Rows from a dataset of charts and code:
# # #

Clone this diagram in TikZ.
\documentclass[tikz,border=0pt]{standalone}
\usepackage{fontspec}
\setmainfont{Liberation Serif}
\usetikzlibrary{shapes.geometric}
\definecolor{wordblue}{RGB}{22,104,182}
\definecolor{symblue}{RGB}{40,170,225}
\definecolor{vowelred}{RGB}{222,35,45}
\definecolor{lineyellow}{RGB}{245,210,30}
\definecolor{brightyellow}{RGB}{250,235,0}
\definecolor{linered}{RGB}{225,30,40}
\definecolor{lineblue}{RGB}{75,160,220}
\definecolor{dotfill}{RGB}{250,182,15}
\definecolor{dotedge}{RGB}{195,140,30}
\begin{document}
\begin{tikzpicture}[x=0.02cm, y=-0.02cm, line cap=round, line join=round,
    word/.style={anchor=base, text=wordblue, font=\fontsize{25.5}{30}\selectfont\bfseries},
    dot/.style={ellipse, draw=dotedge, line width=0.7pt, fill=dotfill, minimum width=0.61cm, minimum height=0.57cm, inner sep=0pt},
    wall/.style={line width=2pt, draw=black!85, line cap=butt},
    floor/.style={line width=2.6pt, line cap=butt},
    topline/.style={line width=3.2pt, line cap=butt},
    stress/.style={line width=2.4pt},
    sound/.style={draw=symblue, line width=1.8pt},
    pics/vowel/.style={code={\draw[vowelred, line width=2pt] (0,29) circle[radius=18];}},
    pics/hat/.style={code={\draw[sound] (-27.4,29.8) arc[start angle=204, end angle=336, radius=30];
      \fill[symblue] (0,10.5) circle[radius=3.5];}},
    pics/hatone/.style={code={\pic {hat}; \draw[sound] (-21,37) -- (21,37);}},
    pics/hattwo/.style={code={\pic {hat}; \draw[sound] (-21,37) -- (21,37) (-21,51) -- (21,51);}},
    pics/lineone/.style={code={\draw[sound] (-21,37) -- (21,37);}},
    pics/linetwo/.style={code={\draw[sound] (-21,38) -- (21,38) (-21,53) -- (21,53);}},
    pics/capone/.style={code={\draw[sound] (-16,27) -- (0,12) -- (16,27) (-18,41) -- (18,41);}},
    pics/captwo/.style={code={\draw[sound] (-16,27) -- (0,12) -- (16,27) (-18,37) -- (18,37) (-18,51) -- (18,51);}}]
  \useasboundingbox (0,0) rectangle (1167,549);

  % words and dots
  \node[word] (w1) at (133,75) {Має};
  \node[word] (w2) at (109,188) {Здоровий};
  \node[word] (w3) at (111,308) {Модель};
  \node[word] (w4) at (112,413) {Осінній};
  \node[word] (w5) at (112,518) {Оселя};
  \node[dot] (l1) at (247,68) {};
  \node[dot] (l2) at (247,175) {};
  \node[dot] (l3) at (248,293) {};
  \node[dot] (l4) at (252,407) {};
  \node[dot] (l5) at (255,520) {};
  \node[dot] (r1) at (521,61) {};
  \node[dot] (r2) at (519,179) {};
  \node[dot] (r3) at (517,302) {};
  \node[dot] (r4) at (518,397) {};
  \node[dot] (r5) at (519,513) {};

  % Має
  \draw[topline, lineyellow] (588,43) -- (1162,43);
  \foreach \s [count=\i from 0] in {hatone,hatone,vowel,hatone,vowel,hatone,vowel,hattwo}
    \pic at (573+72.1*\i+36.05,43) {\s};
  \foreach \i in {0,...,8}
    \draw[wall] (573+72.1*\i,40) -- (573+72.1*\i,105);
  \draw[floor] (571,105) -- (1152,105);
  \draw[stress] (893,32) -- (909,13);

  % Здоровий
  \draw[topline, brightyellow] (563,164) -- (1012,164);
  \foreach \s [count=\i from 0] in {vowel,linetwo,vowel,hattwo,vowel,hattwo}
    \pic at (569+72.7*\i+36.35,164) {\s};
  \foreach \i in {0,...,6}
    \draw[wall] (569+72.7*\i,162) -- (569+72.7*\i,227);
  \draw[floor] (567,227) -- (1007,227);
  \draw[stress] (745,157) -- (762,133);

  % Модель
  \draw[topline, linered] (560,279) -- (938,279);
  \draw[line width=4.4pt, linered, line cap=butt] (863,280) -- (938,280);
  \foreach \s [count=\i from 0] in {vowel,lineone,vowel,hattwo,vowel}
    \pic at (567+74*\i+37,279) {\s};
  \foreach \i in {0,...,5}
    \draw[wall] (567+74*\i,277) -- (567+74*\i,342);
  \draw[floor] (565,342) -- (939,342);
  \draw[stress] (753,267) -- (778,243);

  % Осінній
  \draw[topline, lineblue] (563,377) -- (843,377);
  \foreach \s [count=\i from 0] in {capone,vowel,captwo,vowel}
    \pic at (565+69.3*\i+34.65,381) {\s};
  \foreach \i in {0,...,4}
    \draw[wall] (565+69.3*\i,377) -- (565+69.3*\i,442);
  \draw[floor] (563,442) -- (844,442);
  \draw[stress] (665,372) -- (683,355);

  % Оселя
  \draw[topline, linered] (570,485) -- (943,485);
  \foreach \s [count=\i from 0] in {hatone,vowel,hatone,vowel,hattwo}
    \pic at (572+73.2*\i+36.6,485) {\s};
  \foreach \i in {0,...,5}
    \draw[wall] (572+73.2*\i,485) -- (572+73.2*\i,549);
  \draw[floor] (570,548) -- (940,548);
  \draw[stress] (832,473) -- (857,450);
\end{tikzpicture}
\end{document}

# # #

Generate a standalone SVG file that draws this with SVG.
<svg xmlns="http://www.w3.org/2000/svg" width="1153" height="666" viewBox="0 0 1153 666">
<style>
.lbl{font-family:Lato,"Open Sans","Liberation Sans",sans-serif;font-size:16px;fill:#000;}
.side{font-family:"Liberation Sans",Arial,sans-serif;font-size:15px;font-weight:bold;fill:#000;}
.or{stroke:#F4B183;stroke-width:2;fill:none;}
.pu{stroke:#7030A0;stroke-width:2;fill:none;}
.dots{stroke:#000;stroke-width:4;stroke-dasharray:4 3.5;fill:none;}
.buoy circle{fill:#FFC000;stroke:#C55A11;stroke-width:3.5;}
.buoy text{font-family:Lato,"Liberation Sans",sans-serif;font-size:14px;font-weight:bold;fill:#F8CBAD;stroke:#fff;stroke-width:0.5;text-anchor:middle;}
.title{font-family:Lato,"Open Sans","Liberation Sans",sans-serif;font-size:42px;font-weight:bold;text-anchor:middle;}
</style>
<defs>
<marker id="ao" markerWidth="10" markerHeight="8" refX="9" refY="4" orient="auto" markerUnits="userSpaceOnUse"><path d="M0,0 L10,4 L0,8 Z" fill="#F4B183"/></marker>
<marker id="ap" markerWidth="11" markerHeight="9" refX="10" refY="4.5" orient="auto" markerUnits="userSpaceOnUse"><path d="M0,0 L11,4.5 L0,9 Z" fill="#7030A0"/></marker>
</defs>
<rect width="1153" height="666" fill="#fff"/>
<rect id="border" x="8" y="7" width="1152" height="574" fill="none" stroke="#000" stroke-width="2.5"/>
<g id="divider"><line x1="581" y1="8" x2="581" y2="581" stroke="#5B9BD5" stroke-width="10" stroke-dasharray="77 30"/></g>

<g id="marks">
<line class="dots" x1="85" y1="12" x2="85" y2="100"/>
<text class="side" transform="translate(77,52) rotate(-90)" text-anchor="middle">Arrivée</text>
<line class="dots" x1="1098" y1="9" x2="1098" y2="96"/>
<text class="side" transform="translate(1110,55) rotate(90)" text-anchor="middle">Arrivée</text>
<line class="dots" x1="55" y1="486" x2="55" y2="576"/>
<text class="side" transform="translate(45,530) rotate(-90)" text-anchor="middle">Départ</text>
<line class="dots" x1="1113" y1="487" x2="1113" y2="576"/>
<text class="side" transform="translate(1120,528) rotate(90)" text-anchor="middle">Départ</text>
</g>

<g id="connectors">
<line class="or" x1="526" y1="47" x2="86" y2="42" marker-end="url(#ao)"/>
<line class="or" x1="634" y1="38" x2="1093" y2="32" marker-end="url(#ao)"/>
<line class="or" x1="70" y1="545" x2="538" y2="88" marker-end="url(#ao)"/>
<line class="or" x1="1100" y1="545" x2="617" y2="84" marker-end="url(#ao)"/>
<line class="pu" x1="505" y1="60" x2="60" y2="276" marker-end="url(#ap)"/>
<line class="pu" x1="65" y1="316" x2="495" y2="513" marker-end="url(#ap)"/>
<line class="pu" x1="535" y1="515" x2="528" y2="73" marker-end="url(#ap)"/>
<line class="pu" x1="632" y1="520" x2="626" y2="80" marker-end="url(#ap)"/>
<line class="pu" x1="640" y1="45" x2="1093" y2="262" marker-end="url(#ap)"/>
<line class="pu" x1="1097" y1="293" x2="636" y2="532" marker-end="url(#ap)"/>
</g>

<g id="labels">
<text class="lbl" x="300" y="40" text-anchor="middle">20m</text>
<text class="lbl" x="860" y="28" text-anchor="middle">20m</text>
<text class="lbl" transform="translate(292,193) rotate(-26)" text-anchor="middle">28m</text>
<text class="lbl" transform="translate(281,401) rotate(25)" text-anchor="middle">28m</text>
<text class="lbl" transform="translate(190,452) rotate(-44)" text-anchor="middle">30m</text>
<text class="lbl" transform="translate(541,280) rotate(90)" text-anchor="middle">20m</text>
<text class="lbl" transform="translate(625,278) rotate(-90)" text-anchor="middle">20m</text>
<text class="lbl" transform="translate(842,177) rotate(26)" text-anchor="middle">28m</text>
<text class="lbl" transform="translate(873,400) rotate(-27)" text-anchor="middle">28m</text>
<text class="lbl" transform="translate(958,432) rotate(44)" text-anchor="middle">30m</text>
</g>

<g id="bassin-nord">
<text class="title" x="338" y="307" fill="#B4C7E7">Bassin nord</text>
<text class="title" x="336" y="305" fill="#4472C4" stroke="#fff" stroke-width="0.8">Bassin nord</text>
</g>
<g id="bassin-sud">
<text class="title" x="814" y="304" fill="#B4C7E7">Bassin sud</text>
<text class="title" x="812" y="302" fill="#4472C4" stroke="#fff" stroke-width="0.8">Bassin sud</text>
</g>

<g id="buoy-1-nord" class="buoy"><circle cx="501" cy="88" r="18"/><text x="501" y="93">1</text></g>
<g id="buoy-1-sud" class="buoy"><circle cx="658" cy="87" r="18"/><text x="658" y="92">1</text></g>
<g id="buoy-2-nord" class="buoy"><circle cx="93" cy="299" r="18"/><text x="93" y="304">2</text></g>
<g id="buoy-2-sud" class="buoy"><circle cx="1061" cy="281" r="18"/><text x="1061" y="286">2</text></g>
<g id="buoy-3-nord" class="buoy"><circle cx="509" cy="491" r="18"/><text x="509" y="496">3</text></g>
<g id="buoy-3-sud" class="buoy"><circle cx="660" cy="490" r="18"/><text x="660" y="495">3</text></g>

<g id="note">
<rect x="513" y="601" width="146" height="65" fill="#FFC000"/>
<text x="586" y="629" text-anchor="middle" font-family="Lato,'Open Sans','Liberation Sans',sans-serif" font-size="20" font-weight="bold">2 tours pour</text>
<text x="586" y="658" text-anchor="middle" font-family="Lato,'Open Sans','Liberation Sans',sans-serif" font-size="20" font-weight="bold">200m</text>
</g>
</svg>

# # #

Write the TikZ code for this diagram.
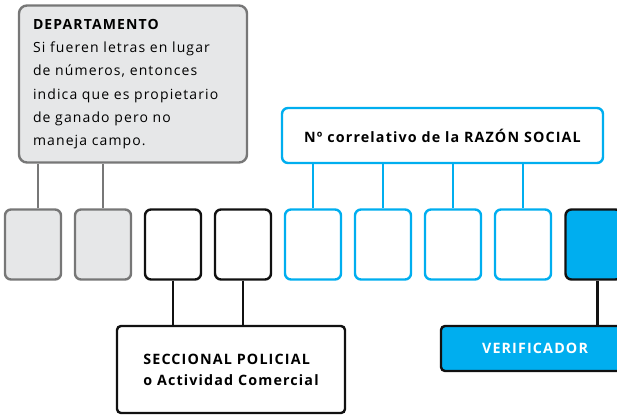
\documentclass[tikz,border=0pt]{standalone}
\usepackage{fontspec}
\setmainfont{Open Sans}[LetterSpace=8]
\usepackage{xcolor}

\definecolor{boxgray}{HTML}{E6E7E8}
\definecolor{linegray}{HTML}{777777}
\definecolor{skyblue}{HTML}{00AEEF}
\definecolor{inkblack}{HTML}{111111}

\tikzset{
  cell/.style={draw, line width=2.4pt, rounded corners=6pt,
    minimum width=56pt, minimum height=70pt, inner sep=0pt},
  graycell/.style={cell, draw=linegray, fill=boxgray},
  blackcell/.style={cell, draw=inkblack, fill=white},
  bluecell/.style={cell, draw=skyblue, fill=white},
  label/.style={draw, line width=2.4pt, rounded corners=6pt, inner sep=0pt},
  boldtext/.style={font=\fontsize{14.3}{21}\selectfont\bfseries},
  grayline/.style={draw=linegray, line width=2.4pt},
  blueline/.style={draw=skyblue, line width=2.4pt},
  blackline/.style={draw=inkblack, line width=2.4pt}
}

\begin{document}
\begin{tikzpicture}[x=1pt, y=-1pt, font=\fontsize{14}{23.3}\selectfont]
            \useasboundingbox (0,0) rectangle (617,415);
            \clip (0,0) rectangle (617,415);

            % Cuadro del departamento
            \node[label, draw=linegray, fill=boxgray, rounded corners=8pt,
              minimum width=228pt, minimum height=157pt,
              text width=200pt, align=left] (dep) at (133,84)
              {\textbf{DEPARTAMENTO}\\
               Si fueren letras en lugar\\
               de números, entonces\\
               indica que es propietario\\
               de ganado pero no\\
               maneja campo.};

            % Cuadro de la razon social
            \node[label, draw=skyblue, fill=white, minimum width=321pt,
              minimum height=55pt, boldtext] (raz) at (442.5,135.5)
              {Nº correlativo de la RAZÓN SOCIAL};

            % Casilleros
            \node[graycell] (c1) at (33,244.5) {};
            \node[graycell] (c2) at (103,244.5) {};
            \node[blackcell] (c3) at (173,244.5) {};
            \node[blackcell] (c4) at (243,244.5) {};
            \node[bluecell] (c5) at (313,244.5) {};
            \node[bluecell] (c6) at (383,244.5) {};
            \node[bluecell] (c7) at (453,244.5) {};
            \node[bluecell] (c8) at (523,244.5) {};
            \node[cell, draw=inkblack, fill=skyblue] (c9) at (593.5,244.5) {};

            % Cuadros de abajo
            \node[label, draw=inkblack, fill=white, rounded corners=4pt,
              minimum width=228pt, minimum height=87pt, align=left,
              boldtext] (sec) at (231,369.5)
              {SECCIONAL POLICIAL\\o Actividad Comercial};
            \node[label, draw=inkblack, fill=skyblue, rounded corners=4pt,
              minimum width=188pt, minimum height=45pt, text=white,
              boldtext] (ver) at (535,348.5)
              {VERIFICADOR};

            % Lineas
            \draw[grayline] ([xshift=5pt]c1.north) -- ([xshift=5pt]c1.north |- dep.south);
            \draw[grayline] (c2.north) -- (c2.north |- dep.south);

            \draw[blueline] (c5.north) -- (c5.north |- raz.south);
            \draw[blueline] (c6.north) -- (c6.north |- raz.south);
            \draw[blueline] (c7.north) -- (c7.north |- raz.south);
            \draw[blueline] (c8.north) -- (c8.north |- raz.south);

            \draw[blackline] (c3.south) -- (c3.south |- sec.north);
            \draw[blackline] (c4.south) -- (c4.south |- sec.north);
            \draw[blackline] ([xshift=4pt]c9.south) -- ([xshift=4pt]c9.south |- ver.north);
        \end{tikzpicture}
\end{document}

# # #

From the entries above, extract only the lines running from the one containing "Clone this diagram in TikZ." through the one containing "(0,0) rectangle (1167,549);", inclusive.

Clone this diagram in TikZ.
\documentclass[tikz,border=0pt]{standalone}
\usepackage{fontspec}
\setmainfont{Liberation Serif}
\usetikzlibrary{shapes.geometric}
\definecolor{wordblue}{RGB}{22,104,182}
\definecolor{symblue}{RGB}{40,170,225}
\definecolor{vowelred}{RGB}{222,35,45}
\definecolor{lineyellow}{RGB}{245,210,30}
\definecolor{brightyellow}{RGB}{250,235,0}
\definecolor{linered}{RGB}{225,30,40}
\definecolor{lineblue}{RGB}{75,160,220}
\definecolor{dotfill}{RGB}{250,182,15}
\definecolor{dotedge}{RGB}{195,140,30}
\begin{document}
\begin{tikzpicture}[x=0.02cm, y=-0.02cm, line cap=round, line join=round,
    word/.style={anchor=base, text=wordblue, font=\fontsize{25.5}{30}\selectfont\bfseries},
    dot/.style={ellipse, draw=dotedge, line width=0.7pt, fill=dotfill, minimum width=0.61cm, minimum height=0.57cm, inner sep=0pt},
    wall/.style={line width=2pt, draw=black!85, line cap=butt},
    floor/.style={line width=2.6pt, line cap=butt},
    topline/.style={line width=3.2pt, line cap=butt},
    stress/.style={line width=2.4pt},
    sound/.style={draw=symblue, line width=1.8pt},
    pics/vowel/.style={code={\draw[vowelred, line width=2pt] (0,29) circle[radius=18];}},
    pics/hat/.style={code={\draw[sound] (-27.4,29.8) arc[start angle=204, end angle=336, radius=30];
      \fill[symblue] (0,10.5) circle[radius=3.5];}},
    pics/hatone/.style={code={\pic {hat}; \draw[sound] (-21,37) -- (21,37);}},
    pics/hattwo/.style={code={\pic {hat}; \draw[sound] (-21,37) -- (21,37) (-21,51) -- (21,51);}},
    pics/lineone/.style={code={\draw[sound] (-21,37) -- (21,37);}},
    pics/linetwo/.style={code={\draw[sound] (-21,38) -- (21,38) (-21,53) -- (21,53);}},
    pics/capone/.style={code={\draw[sound] (-16,27) -- (0,12) -- (16,27) (-18,41) -- (18,41);}},
    pics/captwo/.style={code={\draw[sound] (-16,27) -- (0,12) -- (16,27) (-18,37) -- (18,37) (-18,51) -- (18,51);}}]
  \useasboundingbox (0,0) rectangle (1167,549);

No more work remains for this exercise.